**PROVIDED MATERIAL:**

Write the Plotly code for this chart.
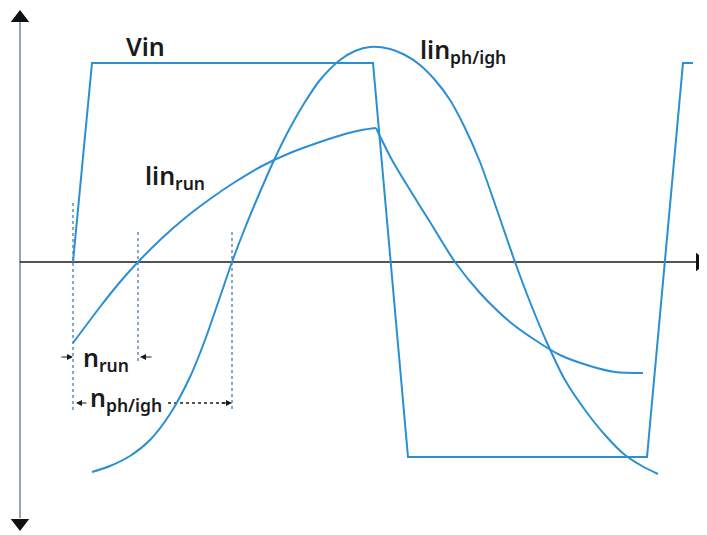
"""
Sketch of input voltage Vin and two line currents (lin_run, lin_ph/igh)
drawn in pixel-like coordinates so the diagram lines up with the reference.
"""
### Step 1 - Importing plotly
import plotly.graph_objects as go

### Step 2 - Curve data
vin_x = [73, 92, 373, 408, 647, 683, 693]
vin_y = [262, 63, 63, 457, 457, 63, 63]

run_up_x = [73, 100, 120, 138, 160, 185, 210, 235, 262, 290, 320, 345, 362, 376]
run_up_y = [343, 307, 282, 262, 240, 218, 199, 182, 166, 153, 142, 134, 130, 128]
run_down_x = [376, 392, 410, 430, 455, 480, 510, 535, 560, 590, 615, 643]
run_down_y = [128, 160, 190, 222, 262, 293, 322, 340, 355, 366, 372, 373]

high_x = [92, 110, 130, 150, 170, 190, 205, 220, 232, 245, 260, 275, 290, 305,
          320, 340, 355, 370, 390, 405, 420, 435, 450, 465, 480, 497, 515, 530,
          548, 565, 585, 605, 625, 642, 658]
high_y = [472, 466, 456, 440, 414, 377, 340, 297, 262, 228, 192, 158, 128, 102,
          80, 60, 51, 47, 49, 55, 65, 80, 100, 128, 162, 210, 262, 302,
          345, 380, 410, 435, 455, 466, 474]

# guide lines for the delays
guide_x = [73, 138, 232]
guide_top = [203, 232, 232]
guide_bottom = [413, 362, 410]

BLUE = '#2b8fd4'
GUIDE = '#5e8fb8'
INK = '#1a1a1a'
FONT = 'Noto Sans'

fig = go.Figure()

### Step 3 - Axes with arrow heads
fig.add_trace(go.Scatter(x=[20, 20], y=[22, 518], mode='lines',
                         line=dict(color='#8ba5bb', width=2)))
fig.add_trace(go.Scatter(x=[20, 697], y=[262, 262], mode='lines',
                         line=dict(color=INK, width=1.6)))
fig.add_trace(go.Scatter(x=[20, 20, 700], y=[18, 523, 262], mode='markers',
                         marker=dict(symbol=['triangle-up', 'triangle-down', 'triangle-right'],
                                     size=16, color='#111111')))

### Step 4 - Dotted guide lines and delay arrows
for gx, gt, gb in zip(guide_x, guide_top, guide_bottom):
    fig.add_trace(go.Scatter(x=[gx, gx], y=[gt, gb], mode='lines',
                             line=dict(color=GUIDE, width=1.5, dash='dot')))
fig.add_trace(go.Scatter(x=[168, 226], y=[403, 403], mode='lines',
                         line=dict(color=INK, width=1.3, dash='dot')))

arrows = [  # (tip x, tail x, y)
    (73, 60, 357),
    (140, 153, 357),
    (76, 88, 403),
    (232, 220, 403),
]
for tip, tail, ay in arrows:
    fig.add_annotation(x=tip, y=ay, ax=tail, ay=ay, xref='x', yref='y',
                       axref='x', ayref='y', text='', showarrow=True,
                       arrowhead=2, arrowsize=1, arrowwidth=1.2, arrowcolor=INK)

### Step 5 - The three curves
fig.add_trace(go.Scatter(x=vin_x, y=vin_y, mode='lines',
                         line=dict(color=BLUE, width=2)))
for cx, cy in [(run_up_x, run_up_y), (run_down_x, run_down_y), (high_x, high_y)]:
    fig.add_trace(go.Scatter(x=cx, y=cy, mode='lines', line_shape='spline',
                             line=dict(color=BLUE, width=2, smoothing=0.8)))

### Step 6 - Labels
labels = [
    ('Vin', 124, 46),
    ('lin<sub>ph/igh</sub>', 418, 50),
    ('lin<sub>run</sub>', 143, 176),
    ('n<sub>run</sub>', 81, 358),
    ('n<sub>ph/igh</sub>', 88, 398),
    ('t', 702, 284),
]
for txt, lx, ly in labels:
    fig.add_annotation(x=lx, y=ly, xref='x', yref='y', text=txt, showarrow=False,
                       xanchor='left', yanchor='middle',
                       font=dict(family=FONT, size=25, color=INK, weight=600))

# the page body has an 8px margin, so the ranges are shifted to compensate
fig.update_layout(
    width=707, height=535,
    margin=dict(l=0, r=0, t=0, b=0),
    paper_bgcolor='white', plot_bgcolor='white',
    showlegend=False,
    xaxis=dict(range=[8, 715], visible=False, fixedrange=True),
    yaxis=dict(range=[543, 8], visible=False, fixedrange=True),
)

fig.write_html("out.html")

**INSTRUCTIONS TO FOLLOW:** Extract all the data above exactly, excluding every picture.

**EXPECTED ANSWER:**
Write the Plotly code for this chart.
"""
Sketch of input voltage Vin and two line currents (lin_run, lin_ph/igh)
drawn in pixel-like coordinates so the diagram lines up with the reference.
"""
### Step 1 - Importing plotly
import plotly.graph_objects as go

### Step 2 - Curve data
vin_x = [73, 92, 373, 408, 647, 683, 693]
vin_y = [262, 63, 63, 457, 457, 63, 63]

run_up_x = [73, 100, 120, 138, 160, 185, 210, 235, 262, 290, 320, 345, 362, 376]
run_up_y = [343, 307, 282, 262, 240, 218, 199, 182, 166, 153, 142, 134, 130, 128]
run_down_x = [376, 392, 410, 430, 455, 480, 510, 535, 560, 590, 615, 643]
run_down_y = [128, 160, 190, 222, 262, 293, 322, 340, 355, 366, 372, 373]

high_x = [92, 110, 130, 150, 170, 190, 205, 220, 232, 245, 260, 275, 290, 305,
          320, 340, 355, 370, 390, 405, 420, 435, 450, 465, 480, 497, 515, 530,
          548, 565, 585, 605, 625, 642, 658]
high_y = [472, 466, 456, 440, 414, 377, 340, 297, 262, 228, 192, 158, 128, 102,
          80, 60, 51, 47, 49, 55, 65, 80, 100, 128, 162, 210, 262, 302,
          345, 380, 410, 435, 455, 466, 474]

# guide lines for the delays
guide_x = [73, 138, 232]
guide_top = [203, 232, 232]
guide_bottom = [413, 362, 410]

BLUE = '#2b8fd4'
GUIDE = '#5e8fb8'
INK = '#1a1a1a'
FONT = 'Noto Sans'

fig = go.Figure()

### Step 3 - Axes with arrow heads
fig.add_trace(go.Scatter(x=[20, 20], y=[22, 518], mode='lines',
                         line=dict(color='#8ba5bb', width=2)))
fig.add_trace(go.Scatter(x=[20, 697], y=[262, 262], mode='lines',
                         line=dict(color=INK, width=1.6)))
fig.add_trace(go.Scatter(x=[20, 20, 700], y=[18, 523, 262], mode='markers',
                         marker=dict(symbol=['triangle-up', 'triangle-down', 'triangle-right'],
                                     size=16, color='#111111')))

### Step 4 - Dotted guide lines and delay arrows
for gx, gt, gb in zip(guide_x, guide_top, guide_bottom):
    fig.add_trace(go.Scatter(x=[gx, gx], y=[gt, gb], mode='lines',
                             line=dict(color=GUIDE, width=1.5, dash='dot')))
fig.add_trace(go.Scatter(x=[168, 226], y=[403, 403], mode='lines',
                         line=dict(color=INK, width=1.3, dash='dot')))

arrows = [  # (tip x, tail x, y)
    (73, 60, 357),
    (140, 153, 357),
    (76, 88, 403),
    (232, 220, 403),
]
for tip, tail, ay in arrows:
    fig.add_annotation(x=tip, y=ay, ax=tail, ay=ay, xref='x', yref='y',
                       axref='x', ayref='y', text='', showarrow=True,
                       arrowhead=2, arrowsize=1, arrowwidth=1.2, arrowcolor=INK)

### Step 5 - The three curves
fig.add_trace(go.Scatter(x=vin_x, y=vin_y, mode='lines',
                         line=dict(color=BLUE, width=2)))
for cx, cy in [(run_up_x, run_up_y), (run_down_x, run_down_y), (high_x, high_y)]:
    fig.add_trace(go.Scatter(x=cx, y=cy, mode='lines', line_shape='spline',
                             line=dict(color=BLUE, width=2, smoothing=0.8)))

### Step 6 - Labels
labels = [
    ('Vin', 124, 46),
    ('lin<sub>ph/igh</sub>', 418, 50),
    ('lin<sub>run</sub>', 143, 176),
    ('n<sub>run</sub>', 81, 358),
    ('n<sub>ph/igh</sub>', 88, 398),
    ('t', 702, 284),
]
for txt, lx, ly in labels:
    fig.add_annotation(x=lx, y=ly, xref='x', yref='y', text=txt, showarrow=False,
                       xanchor='left', yanchor='middle',
                       font=dict(family=FONT, size=25, color=INK, weight=600))

# the page body has an 8px margin, so the ranges are shifted to compensate
fig.update_layout(
    width=707, height=535,
    margin=dict(l=0, r=0, t=0, b=0),
    paper_bgcolor='white', plot_bgcolor='white',
    showlegend=False,
    xaxis=dict(range=[8, 715], visible=False, fixedrange=True),
    yaxis=dict(range=[543, 8], visible=False, fixedrange=True),
)

fig.write_html("out.html")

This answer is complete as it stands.